The Court carefully set forth the rationale for its decision. According to the Court, if Bowman were to prevail, Monsanto competitors, such as other seed companies, could readily reproduce the product without risk, thereby depriving Monsanto of all of the benefits of having obtained patents for its technology. The Justices agreed that consistent with this scenario, farmers could potentially purchase patented soybean seed once, “whether from Monsanto, a competitor, or (as here) a grain elevator” and unfairly multiply the initial purchase “ad infinitum.” Such behavior (e.g., late-season plantings wherein after purchasing soybeans to be used for a single harvest the harvested soybeans are saved in order to eliminate the need for obtaining them in the future) was held to be inconsistent with the relevant law. The Court held that the exhaustion doctrine is limited to a “particular item” that was sold thereby avoiding a “mismatch between invention and reward.” The Court thus rejected Bowman’s request for an unprecedented replicative technology exception to the law13.

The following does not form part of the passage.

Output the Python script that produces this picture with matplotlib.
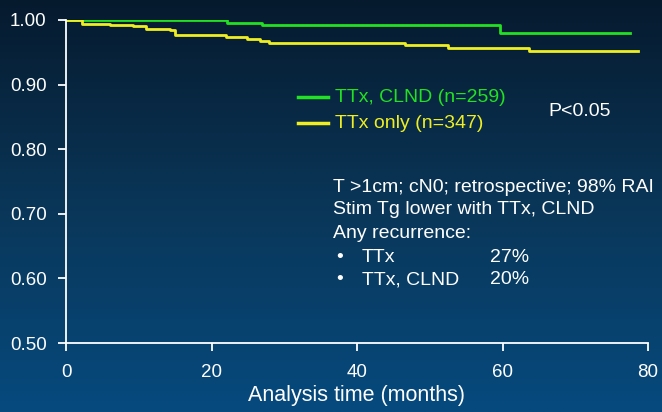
import numpy as np
import matplotlib
matplotlib.use("Agg")
import matplotlib.pyplot as plt
from matplotlib.colors import LinearSegmentedColormap

# Data
clnd_time = [0, 22.1, 27.0, 59.7, 77.5]
clnd_surv = [1.000, 0.996, 0.992, 0.980, 0.980]
only_time = [0, 2.2, 6.0, 9.2, 11.0, 14.3, 15.0, 22.0, 24.9, 26.7, 27.9, 46.6, 52.5, 63.6, 78.6]
only_surv = [1.000, 0.9945, 0.992, 0.9905, 0.986, 0.984, 0.977, 0.974, 0.970, 0.968, 0.964, 0.961, 0.957, 0.952, 0.952]
x_ticks = [0, 20, 40, 60, 80]
y_ticks = [0.50, 0.60, 0.70, 0.80, 0.90, 1.00]
legend_labels = ["TTx, CLND (n=259)", "TTx only (n=347)"]
notes = ["T >1cm; cN0; retrospective; 98% RAI",
         "Stim Tg lower with TTx, CLND",
         "Any recurrence:"]
bullets = [("TTx", "27%"), ("TTx, CLND", "20%")]

plt.rcParams['font.family'] = ['Liberation Sans', 'DejaVu Sans']

fig = plt.figure(figsize=(6.62, 4.12), dpi=100)
bg = fig.add_axes([0, 0, 1, 1], zorder=-10)
cmap = LinearSegmentedColormap.from_list("bg", ["#061a2e", "#0a3658", "#064a7e"])
grad = np.linspace(0, 1, 256).reshape(-1, 1)
bg.imshow(grad, aspect="auto", cmap=cmap, extent=[0, 1, 0, 1], origin="upper")
bg.axis("off")

ax = fig.add_axes([66/662, 1-343/412, (648-66)/662, (343-20)/412])
ax.patch.set_alpha(0)
green = "#22e022"
yellow = "#eeee22"
ax.step(clnd_time, clnd_surv, where="post", color=green, lw=2, label=legend_labels[0])
ax.step(only_time, only_surv, where="post", color=yellow, lw=2, label=legend_labels[1])
ax.set_xlim(0, 80)
ax.set_ylim(0.5, 1.0)
ax.set_xticks(x_ticks)
ax.set_yticks(y_ticks)
ax.set_yticklabels([f"{v:.2f}" for v in y_ticks])
for s in ["top", "right"]:
    ax.spines[s].set_visible(False)
for s in ["left", "bottom"]:
    ax.spines[s].set_color("white")
    ax.spines[s].set_linewidth(1.3)
ax.tick_params(colors="white", labelsize=13.5, length=6, width=1.3)
ax.tick_params(axis="y", pad=8)
ax.tick_params(axis="x", pad=9)
ax.set_xlabel("Analysis time (months)", color="white", fontsize=15.5, labelpad=3)
for lbl in ax.get_xticklabels() + ax.get_yticklabels():
    lbl.set_color("white")

# legend drawn manually
for i, (lab, col) in enumerate(zip(legend_labels, [green, yellow])):
    yy = 1 - (97 + 26*i)/412
    fig.add_artist(plt.Line2D([298/662, 328/662], [yy, yy], color=col, lw=2.5, transform=fig.transFigure))
    fig.text(335/662, yy, lab, color=col, fontsize=14, va="center", ha="left")

fig.text(548/662, 1-111/412, "P<0.05", color="white", fontsize=14, va="center", ha="left")

ys = [188, 210, 233, 257, 280]
for i, t in enumerate(notes):
    fig.text(333/662, 1-ys[i]/412, t, color="white", fontsize=14, va="center", ha="left")
for j, (a, b) in enumerate(bullets):
    y = 1 - ys[3+j]/412
    fig.text(336/662, y, "\u2022", color="white", fontsize=14, va="center", ha="left")
    fig.text(362/662, y, a, color="white", fontsize=14, va="center", ha="left")
    fig.text(490/662, y, b, color="white", fontsize=14, va="center", ha="left")

fig.savefig("out.png", dpi=100)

However, the Court cautioned that, “Our holding today is limited—addressing the situation before us, rather than every one involving a self-replicating product.” The Court refused to make a broad rule in this case. Indeed, given the proliferation of patents covering replicative technologies, it is likely difficult for the courts to foresee how the doctrine of patent exhaustion will be applied in various circumstances (e.g., a composition of matter that replicates without being induced to do so by a buyer but otherwise under the complete control of the buyer). Although not now creating law that is so broad as to encompass perhaps any of these hypothetical scenarios, the Court was clear that Bowman’s planting of Monsanto’s patented transgenic soybeans solely to make and sell identical copies of them undermined the quid pro quo of patent law—it unjustly deprives the company of a limited patent monopoly in return for the availability of the patented articles. Indeed, the record indicated that Roundup Ready soybeans were one of several genetically engineered crops planted in the United States and were desired owing to their phenotypic and ecologic benefits, for example. Due to the extremely limited scope of the Court’s decision, more cases like this will probably be appealed to them as these technologies become more prevalent in society, which should provide courts opportunities to clarify the scope of the narrow holding in this case.